▶ _Short problem_: Restate the data below word for word. Skip any images it contains.

▶ _Available data_:
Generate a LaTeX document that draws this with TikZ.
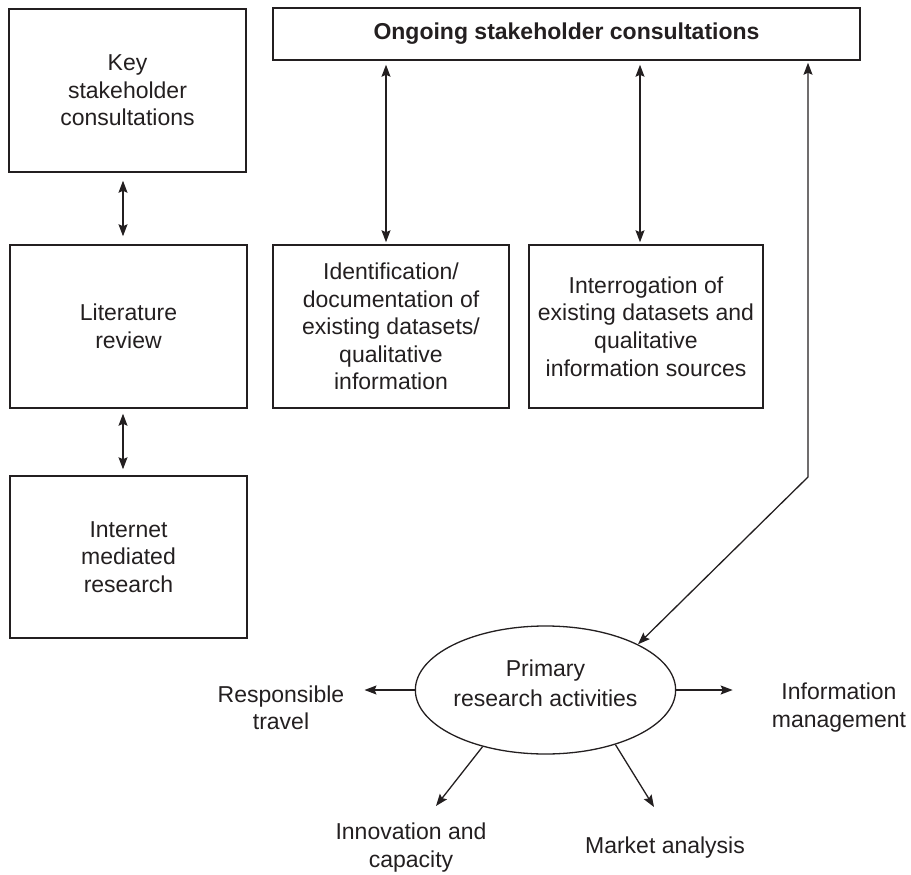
\documentclass[tikz,border=0pt]{standalone}
\usepackage{fontspec}
\setmainfont{Liberation Sans}
\usepackage{tikz}
\usetikzlibrary{arrows.meta,shapes.geometric}
\definecolor{ink}{HTML}{231F20}
\newcommand{\bodyfont}{\fontsize{23}{27.6}\selectfont}
\tikzset{
  box/.style  = {rectangle, draw=ink, line width=1.5pt, inner sep=2pt, align=center,
                 font=\bodyfont, text=ink},
  hub/.style  = {ellipse, draw=ink, line width=1.3pt, minimum width=245pt, minimum height=128pt,
                 inner sep=0pt, align=center, font=\bodyfont, text=ink},
  link/.style = {{Stealth[length=12pt,width=9pt,inset=2pt]}-{Stealth[length=12pt,width=9pt,inset=2pt]},
                 line width=1.3pt, draw=ink},
  flow/.style = {-{Stealth[length=12pt,width=9pt,inset=2pt]}, line width=1.3pt, draw=ink},
  tag/.style  = {inner sep=0pt, align=center, font=\bodyfont, text=ink},
}

\begin{document}
\begin{tikzpicture}[x=1pt, y=-1pt]
  \useasboundingbox (0,0) rectangle (911,875);

  \node[box, minimum width=237pt, minimum height=163pt] (key) at (127.5,90.5) {Key\\stakeholder\\consultations};
  \node[box, minimum width=237pt, minimum height=163pt] (lit) at (128.5,326.5) {Literature\\review};
  \node[box, minimum width=237pt, minimum height=162pt] (net) at (128.5,557) {Internet\\mediated\\research};

  \node[box, minimum width=587pt, minimum height=52pt, font=\bodyfont\bfseries] (ongo) at (566.5,34)
    {Ongoing stakeholder consultations};
  \node[box, minimum width=236pt, minimum height=163pt] (ident) at (391,326.5)
    {Identification/\\documentation of\\existing datasets/\\qualitative\\information};
  \node[box, minimum width=234pt, minimum height=163pt] (inter) at (646,326.5)
    {Interrogation of\\existing datasets and\\qualitative\\information sources};

  \node[hub, text depth=13pt] (prim) at (545.5,690) {Primary\\[2.4pt]research activities};

  \node[tag] (resp) at (281,707.6) {Responsible\\travel};
  \node[tag] (info) at (839,707.5) {Information\\management};
  \node[tag] (innov) at (411,847.5) {Innovation and\\capacity};
  \node[tag, anchor=base] (mkt) at (665,853) {Market analysis};

  \coordinate (bend) at (808,477);
  \coordinate (tipSW) at (436,806);
  \coordinate (tipSE) at (654,807);

  \draw[link, shorten <=8pt, shorten >=8pt] ([xshift=-4.5pt]key.south) -- ([xshift=-5.5pt]lit.north);
  \draw[link, shorten <=5pt, shorten >=6pt] ([xshift=-5.5pt]lit.south) -- ([xshift=-5.5pt]net.north);
  \draw[link, shorten <=2pt, shorten >=4pt] ([xshift=-5pt]ident.north) -- ([xshift=-5pt]ident.north |- ongo.south);
  \draw[link, shorten <=2pt, shorten >=4pt] ([xshift=-6pt]inter.north) -- ([xshift=-6pt]inter.north |- ongo.south);
  \draw[link, shorten >=2pt] (prim.north east) -- (bend) -- (bend |- ongo.south);

  \draw[flow, shorten >=20pt] (prim.west) -- (prim.west -| resp.east);
  \draw[flow, shorten >=39pt] (prim.east) -- (prim.east -| info.west);
  \draw[flow] (prim.222) -- (tipSW);
  \draw[flow] (prim.322) -- (tipSE);
\end{tikzpicture}
\end{document}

▶ _Result_:
Generate a LaTeX document that draws this with TikZ.
\documentclass[tikz,border=0pt]{standalone}
\usepackage{fontspec}
\setmainfont{Liberation Sans}
\usepackage{tikz}
\usetikzlibrary{arrows.meta,shapes.geometric}
\definecolor{ink}{HTML}{231F20}
\newcommand{\bodyfont}{\fontsize{23}{27.6}\selectfont}
\tikzset{
  box/.style  = {rectangle, draw=ink, line width=1.5pt, inner sep=2pt, align=center,
                 font=\bodyfont, text=ink},
  hub/.style  = {ellipse, draw=ink, line width=1.3pt, minimum width=245pt, minimum height=128pt,
                 inner sep=0pt, align=center, font=\bodyfont, text=ink},
  link/.style = {{Stealth[length=12pt,width=9pt,inset=2pt]}-{Stealth[length=12pt,width=9pt,inset=2pt]},
                 line width=1.3pt, draw=ink},
  flow/.style = {-{Stealth[length=12pt,width=9pt,inset=2pt]}, line width=1.3pt, draw=ink},
  tag/.style  = {inner sep=0pt, align=center, font=\bodyfont, text=ink},
}

\begin{document}
\begin{tikzpicture}[x=1pt, y=-1pt]
  \useasboundingbox (0,0) rectangle (911,875);

  \node[box, minimum width=237pt, minimum height=163pt] (key) at (127.5,90.5) {Key\\stakeholder\\consultations};
  \node[box, minimum width=237pt, minimum height=163pt] (lit) at (128.5,326.5) {Literature\\review};
  \node[box, minimum width=237pt, minimum height=162pt] (net) at (128.5,557) {Internet\\mediated\\research};

  \node[box, minimum width=587pt, minimum height=52pt, font=\bodyfont\bfseries] (ongo) at (566.5,34)
    {Ongoing stakeholder consultations};
  \node[box, minimum width=236pt, minimum height=163pt] (ident) at (391,326.5)
    {Identification/\\documentation of\\existing datasets/\\qualitative\\information};
  \node[box, minimum width=234pt, minimum height=163pt] (inter) at (646,326.5)
    {Interrogation of\\existing datasets and\\qualitative\\information sources};

  \node[hub, text depth=13pt] (prim) at (545.5,690) {Primary\\[2.4pt]research activities};

  \node[tag] (resp) at (281,707.6) {Responsible\\travel};
  \node[tag] (info) at (839,707.5) {Information\\management};
  \node[tag] (innov) at (411,847.5) {Innovation and\\capacity};
  \node[tag, anchor=base] (mkt) at (665,853) {Market analysis};

  \coordinate (bend) at (808,477);
  \coordinate (tipSW) at (436,806);
  \coordinate (tipSE) at (654,807);

  \draw[link, shorten <=8pt, shorten >=8pt] ([xshift=-4.5pt]key.south) -- ([xshift=-5.5pt]lit.north);
  \draw[link, shorten <=5pt, shorten >=6pt] ([xshift=-5.5pt]lit.south) -- ([xshift=-5.5pt]net.north);
  \draw[link, shorten <=2pt, shorten >=4pt] ([xshift=-5pt]ident.north) -- ([xshift=-5pt]ident.north |- ongo.south);
  \draw[link, shorten <=2pt, shorten >=4pt] ([xshift=-6pt]inter.north) -- ([xshift=-6pt]inter.north |- ongo.south);
  \draw[link, shorten >=2pt] (prim.north east) -- (bend) -- (bend |- ongo.south);

  \draw[flow, shorten >=20pt] (prim.west) -- (prim.west -| resp.east);
  \draw[flow, shorten >=39pt] (prim.east) -- (prim.east -| info.west);
  \draw[flow] (prim.222) -- (tipSW);
  \draw[flow] (prim.322) -- (tipSE);
\end{tikzpicture}
\end{document}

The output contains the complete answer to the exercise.